IIRC there was a posting on GT or other glock forum showing slow motion of glock 19 BTF. the brass comes tumbling straight back and out of the ejection port. changing the extractor never made a difference for me. the only "fix" I found was to attach a streamlight TLR-1 (or other heavy flashlight). something about that weight on the frame changing the recoil impulse. i think it keeps the ejection port more level during rearward slide travel, thus forcing the brass to tumble out to the right.
ultimately I think the fix is in the ejector but glock won't admit it or redesign the 9mm ejector. my theory also makes sense because .40 and .45 glocks don't really have this problem. it's mostly a 9mm issue. the extractors are not caliber specific, whereas the ejectors are.

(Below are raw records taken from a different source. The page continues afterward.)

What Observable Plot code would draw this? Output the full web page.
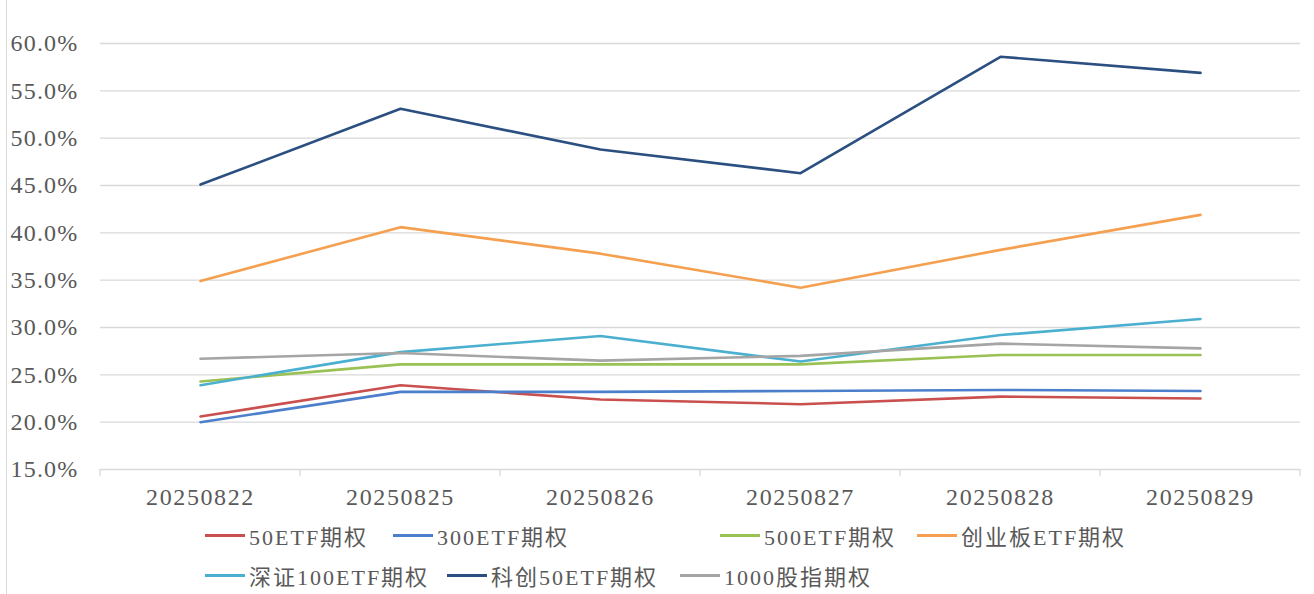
<!DOCTYPE html>
<html><head><meta charset="utf-8">
<script src="https://cdn.jsdelivr.net/npm/d3@7"></script>
<script src="https://cdn.jsdelivr.net/npm/@observablehq/plot@0.6"></script>
<style>
body{margin:0;background:#fff;}
#wrap{position:relative;width:1314px;height:594px;overflow:hidden;font-family:"Liberation Serif","Noto Sans CJK SC",serif;}
#border{position:absolute;left:6px;top:0;width:1px;height:594px;background:#d9d9d9;}
.leg{position:absolute;display:flex;align-items:center;height:30px;font-size:22px;color:#595959;white-space:nowrap;letter-spacing:2px;}
.leg .sw{width:40px;height:3px;margin-right:4px;}
g[aria-label="x-axis tick label"] text{letter-spacing:1.6px;}
g[aria-label="y-axis tick label"] text{letter-spacing:1.2px;}
</style></head><body><div id="wrap"><div id="border"></div><div id="chart"></div></div>
<script>
const dates = ["20250822","20250825","20250826","20250827","20250828","20250829"];
const series = ["50ETF期权","300ETF期权","500ETF期权","创业板ETF期权","深证100ETF期权","科创50ETF期权","1000股指期权"];
const colors = ["#c9504e","#4c7fcb","#9ac154","#f5a050","#4bb0cf","#2a4f80","#a5a5a5"];
const v50 = [20.6, 23.9, 22.4, 21.9, 22.7, 22.5];
const v300 = [20.0, 23.2, 23.2, 23.3, 23.4, 23.3];
const v500 = [24.3, 26.1, 26.1, 26.1, 27.1, 27.1];
const vCyb = [34.9, 40.6, 37.8, 34.2, 38.2, 41.9];
const vSz100 = [23.9, 27.4, 29.1, 26.4, 29.2, 30.9];
const vKc50 = [45.1, 53.1, 48.8, 46.3, 58.6, 56.9];
const v1000 = [26.7, 27.3, 26.5, 27.0, 28.3, 27.8];
const yTicks = [15, 20, 25, 30, 35, 40, 45, 50, 55, 60];

const values = [v50, v300, v500, vCyb, vSz100, vKc50, v1000];
const data = [];
series.forEach((s, i) => values[i].forEach((v, j) => data.push({series: s, date: dates[j], value: v})));

const font = '"Liberation Serif","Noto Sans CJK SC",serif';

function separators(index, scales, vals, dimensions) {
  const g = d3.create("svg:g");
  const x0 = scales.x(dates[0]);
  const bw = scales.x(dates[1]) - x0;
  const y0 = scales.y(15);
  const edges = dates.map(d => scales.x(d)).concat([scales.x(dates[dates.length - 1]) + bw]);
  edges.forEach(x => {
    g.append("line").attr("x1", x).attr("x2", x).attr("y1", y0).attr("y2", y0 + 7)
      .attr("stroke", "#d9d9d9").attr("stroke-width", 1.3);
  });
  return g.node();
}

const chart = Plot.plot({
  width: 1314, height: 515,
  marginLeft: 100, marginRight: 14, marginTop: 43, marginBottom: 46,
  style: {fontFamily: font, background: "transparent", overflow: "visible"},
  x: {type: "band", domain: dates, padding: 0, label: null},
  y: {domain: [15, 60], label: null},
  color: {domain: series, range: colors},
  marks: [
    Plot.gridY(yTicks, {stroke: "#d9d9d9", strokeOpacity: 1, strokeWidth: 1.3}),
    Plot.axisY(yTicks, {tickSize: 0, tickPadding: 22, tickFormat: d => d.toFixed(1) + "%", fontSize: 24, fill: "#595959"}),
    Plot.axisX({tickSize: 0, tickPadding: 18, fontSize: 24, fill: "#595959"}),
    separators,
    Plot.line(data, {x: "date", y: "value", z: "series", stroke: "series", strokeWidth: 2.6})
  ]
});
document.getElementById("chart").appendChild(chart);

const legLeft = [205, 393, 720, 917, 205, 447, 680];
const legTop = [520, 520, 520, 520, 560, 560, 560];
const wrap = document.getElementById("wrap");
series.forEach((s, i) => {
  const d = document.createElement("div");
  d.className = "leg";
  d.style.left = legLeft[i] + "px";
  d.style.top = legTop[i] + "px";
  const sw = document.createElement("span");
  sw.className = "sw";
  sw.style.background = colors[i];
  const t = document.createElement("span");
  t.textContent = s;
  d.appendChild(sw); d.appendChild(t);
  wrap.appendChild(d);
});
</script></body></html>
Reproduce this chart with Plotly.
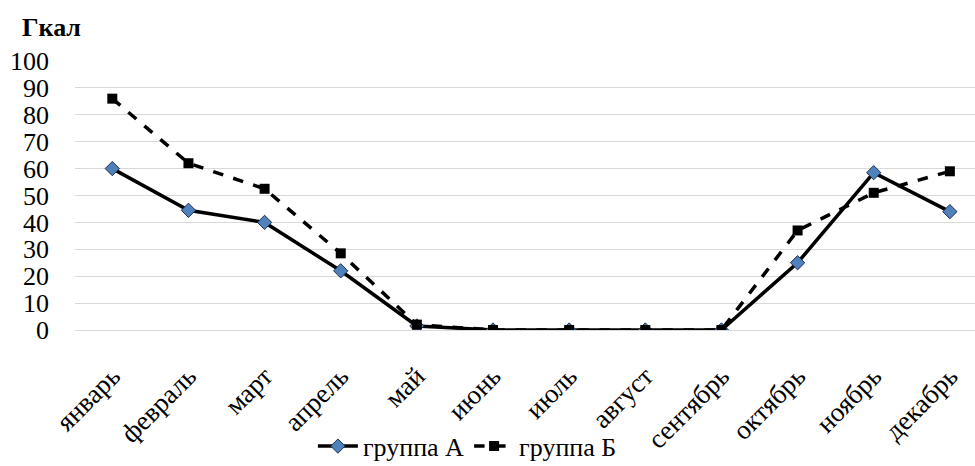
import plotly.graph_objects as go

months = ["январь", "февраль", "март", "апрель", "май", "июнь", "июль",
          "август", "сентябрь", "октябрь", "ноябрь", "декабрь"]
group_a = [60, 44.5, 40, 22, 1.5, 0, 0, 0, 0, 25, 58.5, 44]
group_b = [86, 62, 52.5, 28.5, 2, 0, 0, 0, 0, 37, 51, 59]
y_ticks = list(range(0, 101, 10))

FONT = "Liberation Serif"

fig = go.Figure()
fig.add_trace(go.Scatter(
    x=months, y=group_a, name="группа А", mode="lines+markers",
    line=dict(color="black", width=3.5),
    marker=dict(symbol="diamond", size=11, color="#4F81BD",
                line=dict(color="#1f2f4a", width=1)),
))
fig.add_trace(go.Scatter(
    x=months, y=group_b, name="группа Б", mode="lines+markers",
    line=dict(color="black", width=3.5, dash="dash"),
    marker=dict(symbol="square", size=10, color="black"),
))

fig.update_layout(
    width=975, height=466,
    margin=dict(l=75, r=0, t=61, b=136, autoexpand=False),
    plot_bgcolor="white", paper_bgcolor="white",
    font=dict(family=FONT, color="black", size=26),
    showlegend=True,
    legend=dict(orientation="h", x=0.436, xanchor="center", y=-0.432,
                yanchor="middle", font=dict(size=26, family=FONT),
                bgcolor="rgba(0,0,0,0)", itemwidth=40, tracegroupgap=0),
    xaxis=dict(
        type="category", range=[-0.49, 11.33], automargin=False,
        tickangle=-45, tickfont=dict(size=27, family=FONT),
        showgrid=False, showline=False, ticks="",
        ticklabelstandoff=24,
    ),
    yaxis=dict(
        range=[0, 100], tickvals=y_ticks, automargin=False,
        showgrid=True, gridcolor="#d9d9d9", gridwidth=1,
        zeroline=True, zerolinecolor="#d9d9d9", zerolinewidth=1,
        showline=False, ticks="",
        tickfont=dict(size=26, family=FONT),
        ticklabelstandoff=25,
    ),
    annotations=[dict(
        text="<b>Гкал</b>", xref="paper", yref="paper",
        x=-0.061, y=1.126, xanchor="left", yanchor="middle",
        showarrow=False, font=dict(size=26, family=FONT),
    )],
)

fig.write_html("out.html")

for those who think i'm nuts, try attaching a streamlight TLR-1 to your BTF glock and check it out. it will eject much better. ultimately i just abandoned the gen 4 9mm glocks and haven't looked back. the gen 3's have never given me the BTF issue although i've heard plenty of stories of gen 3's doing BTF as well.
BTFs not confined to just 9mms, but G21 Gen4s were doing it for awhile, too. At one point I sent one of mine to Glock and they basically gave me an entirely new gun... I'm guessing the guy that worked on it got BTFed every time. It also didn't matter if you swapped the RSA either, I ran the gun with the lonewolf conversion to old school RSA thing, and it did the same damned thing. I think it has something to do with the ejector design and potentially extractor changes, or some damned thing like that. My G30 Gen4 is fine. My current G21SF is fine... assuming proper grip, the cases will basically go over my right arm- but if you limp wrist it at all, you'll probably get hit, lol. When I ran it in bowling pin shoots, I never got hit with brass, probably because I was focused and gripped the gun well. Also may have been
the handload I was running, which was basically a warm load of unique (230 gr plated over 6.3 grs of unique). Things like powder burn rates and the like can even influence this
behavior.
I have noticed on guns that are borderline, if you have proper grip and and aren't limp wristing it at all, it'll stop the BTFs, but it's also very ammo dependent, as well. In general weaker ammunition tends to seem to make BTFs happen more often. On a gun that is borderline shooting like blazer brass or perfecta crap, you can easily induce the problem with reckless abandon. I've noticed that Fed Champion/Bulk pack 9mm on a borderline gun tends to induce almost no BTFs, with WWB being a close second. Weak, 115gr brass cased ammo seems to be the worst. (Curiously enough, the AL and Steel cased stuff, I think the weight of the case changes the ejection dynamics of the gun. )
Also curiously enough one thing that made the problem less annoying was, that with any decent carry ammo, I never got a BTF. Not even off my original G17 Gen4 which was horrendous until I got it repaired. Strangely enough with that gun after it was repaired
it would not BTF AT ALL. And like a moron, I sold it.